WHAT YOU ARE ASKED TO DO: Quote the listing below in its entirety, omitting every image.

DATA FOR THIS EXERCISE:
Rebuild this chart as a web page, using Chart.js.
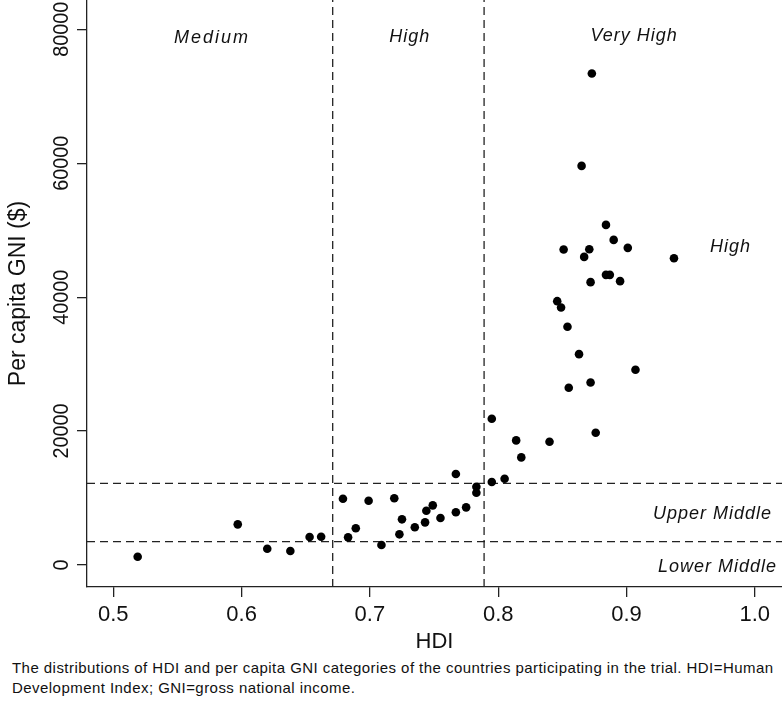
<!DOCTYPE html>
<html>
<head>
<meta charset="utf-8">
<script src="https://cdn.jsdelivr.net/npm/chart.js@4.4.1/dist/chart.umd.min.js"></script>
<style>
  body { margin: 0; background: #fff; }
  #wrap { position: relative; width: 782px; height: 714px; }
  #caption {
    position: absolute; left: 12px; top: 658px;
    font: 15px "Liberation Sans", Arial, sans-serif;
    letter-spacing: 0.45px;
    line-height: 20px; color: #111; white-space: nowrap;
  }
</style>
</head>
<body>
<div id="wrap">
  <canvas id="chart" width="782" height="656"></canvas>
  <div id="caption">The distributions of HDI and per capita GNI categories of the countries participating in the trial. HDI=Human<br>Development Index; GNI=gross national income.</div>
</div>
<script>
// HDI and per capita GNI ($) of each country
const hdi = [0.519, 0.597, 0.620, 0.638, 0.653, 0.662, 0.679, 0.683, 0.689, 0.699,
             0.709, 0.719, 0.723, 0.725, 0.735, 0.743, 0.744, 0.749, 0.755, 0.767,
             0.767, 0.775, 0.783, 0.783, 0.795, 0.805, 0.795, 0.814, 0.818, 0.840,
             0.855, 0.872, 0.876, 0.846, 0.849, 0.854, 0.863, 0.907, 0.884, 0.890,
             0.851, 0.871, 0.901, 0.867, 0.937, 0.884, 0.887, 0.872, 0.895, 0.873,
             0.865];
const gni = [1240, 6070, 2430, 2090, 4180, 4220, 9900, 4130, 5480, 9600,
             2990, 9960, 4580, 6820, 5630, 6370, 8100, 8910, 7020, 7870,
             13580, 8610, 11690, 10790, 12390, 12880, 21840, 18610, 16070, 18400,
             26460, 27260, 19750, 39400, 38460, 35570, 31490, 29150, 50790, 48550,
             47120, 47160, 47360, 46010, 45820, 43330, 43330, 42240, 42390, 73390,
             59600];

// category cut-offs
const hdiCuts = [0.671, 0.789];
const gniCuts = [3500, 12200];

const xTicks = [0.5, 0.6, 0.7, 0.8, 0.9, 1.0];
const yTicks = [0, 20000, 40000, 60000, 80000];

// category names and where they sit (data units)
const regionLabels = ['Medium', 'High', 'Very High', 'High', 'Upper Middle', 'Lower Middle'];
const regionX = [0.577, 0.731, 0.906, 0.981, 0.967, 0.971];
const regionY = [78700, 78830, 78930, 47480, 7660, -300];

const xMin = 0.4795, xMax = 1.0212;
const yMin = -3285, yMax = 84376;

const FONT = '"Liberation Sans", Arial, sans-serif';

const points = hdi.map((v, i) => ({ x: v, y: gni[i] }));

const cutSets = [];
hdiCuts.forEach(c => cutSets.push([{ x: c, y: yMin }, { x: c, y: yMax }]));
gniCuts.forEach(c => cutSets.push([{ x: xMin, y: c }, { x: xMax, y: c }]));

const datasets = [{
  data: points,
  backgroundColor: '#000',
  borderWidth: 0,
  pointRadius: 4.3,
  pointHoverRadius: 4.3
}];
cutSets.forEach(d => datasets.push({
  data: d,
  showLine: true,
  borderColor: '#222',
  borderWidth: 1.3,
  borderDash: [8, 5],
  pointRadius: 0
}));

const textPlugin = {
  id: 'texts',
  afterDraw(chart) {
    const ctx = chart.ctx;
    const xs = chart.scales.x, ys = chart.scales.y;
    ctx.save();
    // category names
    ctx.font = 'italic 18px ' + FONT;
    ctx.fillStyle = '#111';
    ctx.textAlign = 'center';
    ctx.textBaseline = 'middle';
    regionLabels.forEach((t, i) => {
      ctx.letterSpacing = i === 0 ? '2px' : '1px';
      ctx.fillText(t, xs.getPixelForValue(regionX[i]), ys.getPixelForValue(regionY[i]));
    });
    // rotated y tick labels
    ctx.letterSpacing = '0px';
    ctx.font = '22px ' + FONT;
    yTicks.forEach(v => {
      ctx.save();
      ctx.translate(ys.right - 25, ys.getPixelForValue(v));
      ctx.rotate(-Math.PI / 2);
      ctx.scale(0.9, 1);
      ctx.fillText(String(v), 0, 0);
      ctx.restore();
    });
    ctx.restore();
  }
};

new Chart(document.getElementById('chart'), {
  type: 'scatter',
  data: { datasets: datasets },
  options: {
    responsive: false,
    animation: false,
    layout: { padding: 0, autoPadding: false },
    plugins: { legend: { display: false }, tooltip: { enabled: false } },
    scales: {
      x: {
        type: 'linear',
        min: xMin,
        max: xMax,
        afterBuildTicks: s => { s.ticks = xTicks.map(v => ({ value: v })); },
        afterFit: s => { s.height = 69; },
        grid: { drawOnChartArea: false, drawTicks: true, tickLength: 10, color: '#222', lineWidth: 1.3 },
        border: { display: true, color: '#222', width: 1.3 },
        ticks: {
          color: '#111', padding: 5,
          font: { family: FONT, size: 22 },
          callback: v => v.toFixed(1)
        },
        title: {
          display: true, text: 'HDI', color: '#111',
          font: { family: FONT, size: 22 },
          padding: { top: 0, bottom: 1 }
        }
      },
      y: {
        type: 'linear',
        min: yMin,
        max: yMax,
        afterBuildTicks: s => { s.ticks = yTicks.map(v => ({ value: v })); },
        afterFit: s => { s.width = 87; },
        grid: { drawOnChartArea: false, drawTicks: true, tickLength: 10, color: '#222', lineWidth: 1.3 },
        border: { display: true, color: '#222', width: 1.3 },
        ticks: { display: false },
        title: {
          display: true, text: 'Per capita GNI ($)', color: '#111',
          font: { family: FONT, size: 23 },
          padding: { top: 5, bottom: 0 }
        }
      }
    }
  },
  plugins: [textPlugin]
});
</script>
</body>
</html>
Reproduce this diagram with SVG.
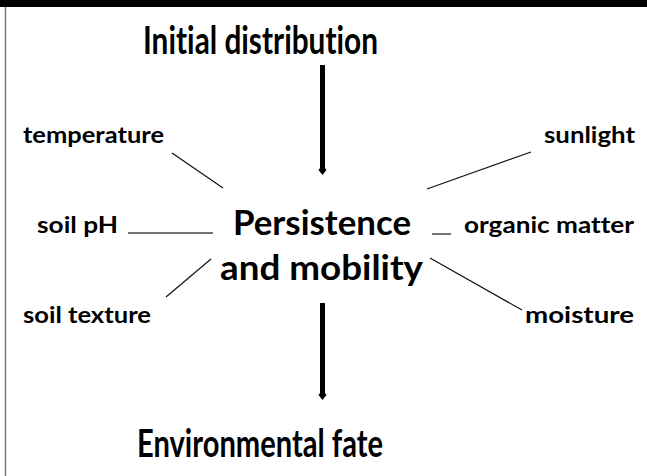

SOLUTION FOR THIS EXERCISE:
Rebuild this chart as a web page, using Chart.js.
<!DOCTYPE html>
<html>
<head>
<meta charset="utf-8">
<script src="https://cdn.jsdelivr.net/npm/chart.js@4.4.1/dist/chart.umd.min.js"></script>
<style>
  body { margin: 0; background: #fff; }
  #wrap { position: relative; width: 782px; height: 714px; }
  #caption {
    position: absolute; left: 12px; top: 658px;
    font: 15px "Liberation Sans", Arial, sans-serif;
    letter-spacing: 0.45px;
    line-height: 20px; color: #111; white-space: nowrap;
  }
</style>
</head>
<body>
<div id="wrap">
  <canvas id="chart" width="782" height="656"></canvas>
  <div id="caption">The distributions of HDI and per capita GNI categories of the countries participating in the trial. HDI=Human<br>Development Index; GNI=gross national income.</div>
</div>
<script>
// HDI and per capita GNI ($) of each country
const hdi = [0.519, 0.597, 0.620, 0.638, 0.653, 0.662, 0.679, 0.683, 0.689, 0.699,
             0.709, 0.719, 0.723, 0.725, 0.735, 0.743, 0.744, 0.749, 0.755, 0.767,
             0.767, 0.775, 0.783, 0.783, 0.795, 0.805, 0.795, 0.814, 0.818, 0.840,
             0.855, 0.872, 0.876, 0.846, 0.849, 0.854, 0.863, 0.907, 0.884, 0.890,
             0.851, 0.871, 0.901, 0.867, 0.937, 0.884, 0.887, 0.872, 0.895, 0.873,
             0.865];
const gni = [1240, 6070, 2430, 2090, 4180, 4220, 9900, 4130, 5480, 9600,
             2990, 9960, 4580, 6820, 5630, 6370, 8100, 8910, 7020, 7870,
             13580, 8610, 11690, 10790, 12390, 12880, 21840, 18610, 16070, 18400,
             26460, 27260, 19750, 39400, 38460, 35570, 31490, 29150, 50790, 48550,
             47120, 47160, 47360, 46010, 45820, 43330, 43330, 42240, 42390, 73390,
             59600];

// category cut-offs
const hdiCuts = [0.671, 0.789];
const gniCuts = [3500, 12200];

const xTicks = [0.5, 0.6, 0.7, 0.8, 0.9, 1.0];
const yTicks = [0, 20000, 40000, 60000, 80000];

// category names and where they sit (data units)
const regionLabels = ['Medium', 'High', 'Very High', 'High', 'Upper Middle', 'Lower Middle'];
const regionX = [0.577, 0.731, 0.906, 0.981, 0.967, 0.971];
const regionY = [78700, 78830, 78930, 47480, 7660, -300];

const xMin = 0.4795, xMax = 1.0212;
const yMin = -3285, yMax = 84376;

const FONT = '"Liberation Sans", Arial, sans-serif';

const points = hdi.map((v, i) => ({ x: v, y: gni[i] }));

const cutSets = [];
hdiCuts.forEach(c => cutSets.push([{ x: c, y: yMin }, { x: c, y: yMax }]));
gniCuts.forEach(c => cutSets.push([{ x: xMin, y: c }, { x: xMax, y: c }]));

const datasets = [{
  data: points,
  backgroundColor: '#000',
  borderWidth: 0,
  pointRadius: 4.3,
  pointHoverRadius: 4.3
}];
cutSets.forEach(d => datasets.push({
  data: d,
  showLine: true,
  borderColor: '#222',
  borderWidth: 1.3,
  borderDash: [8, 5],
  pointRadius: 0
}));

const textPlugin = {
  id: 'texts',
  afterDraw(chart) {
    const ctx = chart.ctx;
    const xs = chart.scales.x, ys = chart.scales.y;
    ctx.save();
    // category names
    ctx.font = 'italic 18px ' + FONT;
    ctx.fillStyle = '#111';
    ctx.textAlign = 'center';
    ctx.textBaseline = 'middle';
    regionLabels.forEach((t, i) => {
      ctx.letterSpacing = i === 0 ? '2px' : '1px';
      ctx.fillText(t, xs.getPixelForValue(regionX[i]), ys.getPixelForValue(regionY[i]));
    });
    // rotated y tick labels
    ctx.letterSpacing = '0px';
    ctx.font = '22px ' + FONT;
    yTicks.forEach(v => {
      ctx.save();
      ctx.translate(ys.right - 25, ys.getPixelForValue(v));
      ctx.rotate(-Math.PI / 2);
      ctx.scale(0.9, 1);
      ctx.fillText(String(v), 0, 0);
      ctx.restore();
    });
    ctx.restore();
  }
};

new Chart(document.getElementById('chart'), {
  type: 'scatter',
  data: { datasets: datasets },
  options: {
    responsive: false,
    animation: false,
    layout: { padding: 0, autoPadding: false },
    plugins: { legend: { display: false }, tooltip: { enabled: false } },
    scales: {
      x: {
        type: 'linear',
        min: xMin,
        max: xMax,
        afterBuildTicks: s => { s.ticks = xTicks.map(v => ({ value: v })); },
        afterFit: s => { s.height = 69; },
        grid: { drawOnChartArea: false, drawTicks: true, tickLength: 10, color: '#222', lineWidth: 1.3 },
        border: { display: true, color: '#222', width: 1.3 },
        ticks: {
          color: '#111', padding: 5,
          font: { family: FONT, size: 22 },
          callback: v => v.toFixed(1)
        },
        title: {
          display: true, text: 'HDI', color: '#111',
          font: { family: FONT, size: 22 },
          padding: { top: 0, bottom: 1 }
        }
      },
      y: {
        type: 'linear',
        min: yMin,
        max: yMax,
        afterBuildTicks: s => { s.ticks = yTicks.map(v => ({ value: v })); },
        afterFit: s => { s.width = 87; },
        grid: { drawOnChartArea: false, drawTicks: true, tickLength: 10, color: '#222', lineWidth: 1.3 },
        border: { display: true, color: '#222', width: 1.3 },
        ticks: { display: false },
        title: {
          display: true, text: 'Per capita GNI ($)', color: '#111',
          font: { family: FONT, size: 23 },
          padding: { top: 5, bottom: 0 }
        }
      }
    }
  },
  plugins: [textPlugin]
});
</script>
</body>
</html>
Reproduce this diagram with SVG.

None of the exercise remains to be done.